Researchers reveal novel mechanism that links interferon activation and α-synuclein function in neurons

There are no disease-modifying therapies for Parkinson’s disease that can alter the course of the disease. The University of Colorado Anschutz Medical Campus faculty is leading a group of scientists from around the world who are working to change that.

Researchers reveal novel mechanism that links interferon activation and α-synuclein function in neurons

Image Credit: University of Colorado Anschutz Medical Campus.

The researchers published their findings in the journal Brain which takes researchers one step closer to realizing α-synuclein (αSyn), a crucial protein that they identified links inflammation and Parkinson’s disease.

Neurodegenerative diseases like Parkinson’s disease and dementia with Lewy bodies are linked to the protein αSyn, which is mainly expressed in neurons. This new study points to a novel mechanism as a potential precursor to Parkinson’s disease that connects interferon activation and αSyn function in neurons.

It’s critical to understand further the triggers that contribute to the development of Parkinson’s disease and how inflammation may interact with proteins found in the disease. With this information, we could potentially provide new approaches for treatments by altering or interfering with these inflammatory pathways that may act as a trigger for the disease.”

David Beckham MD, Associate Professor, Department of Infectious Disease, University of Colorado School of Medicine, CU Anschutz Medical Campus

Link could play role in PD development

The investigators challenged αSyn knock-out (KO) mice and human αSyn KO dopaminergic neurons with RNA virus infection to assess the mechanism of αSyn-induced immune responses to viral infections in the brain.

They found that αSyn is essential for the neuronal expression of interferon-stimulated genes (ISGs).
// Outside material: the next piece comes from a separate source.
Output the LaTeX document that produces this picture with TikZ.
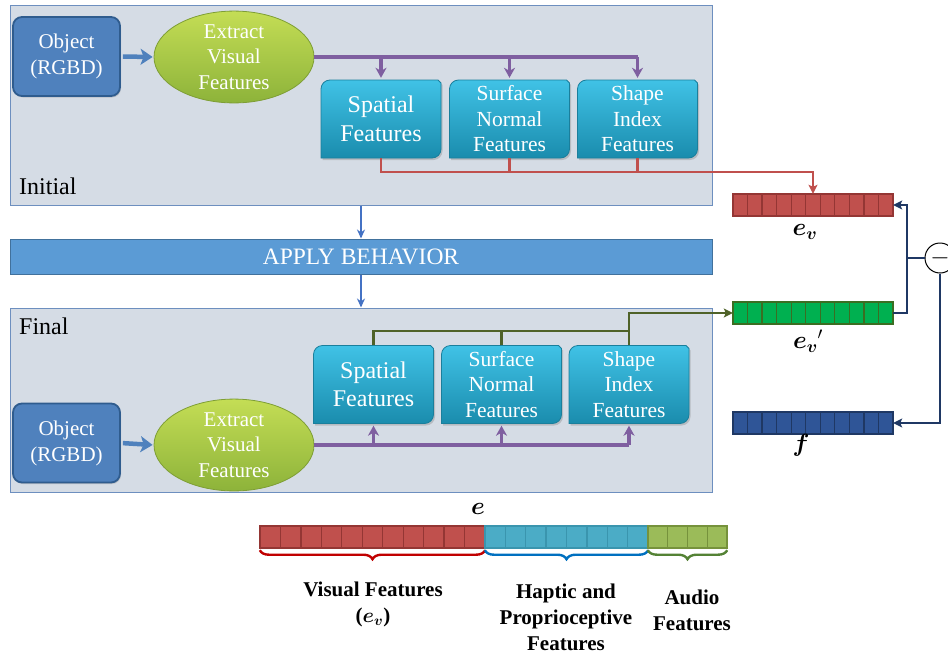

They then discovered that αSyn interacts with signaling proteins in neurons to induce expression of ISGs in response to any stimulus that induces interferon signals, a type of immune response.

Inflammation and αSyn, a protein closely linked to the onset of Parkinson’s disease, are now clearly linked for the first time by this research.

The data, according to the authors, confirms that αSyn reacts to inflammatory and infectious pathways, and it raises the possibility that this interaction may be crucial for the onset of Parkinson’s disease. The next critical step is to ascertain whether interactions between αSyn and interferon cause the toxic forms of misfolded αSyn known as fibrils to form, which have been linked to Parkinson’s disease.

Future research, according to the researchers, is required to examine the interactions between type 1 interferon signals in neurons and misfolded αSyn to ascertain whether medications that block these interactions can stop the development of misfolded αSyn. A potential disease-modifying therapeutic strategy would emerge as a result, which patients would require.

Journal reference:

Monogue, B., et al. (2022) Alpha-synuclein supports type 1 interferon signalling in neurons and brain tissue. Brain.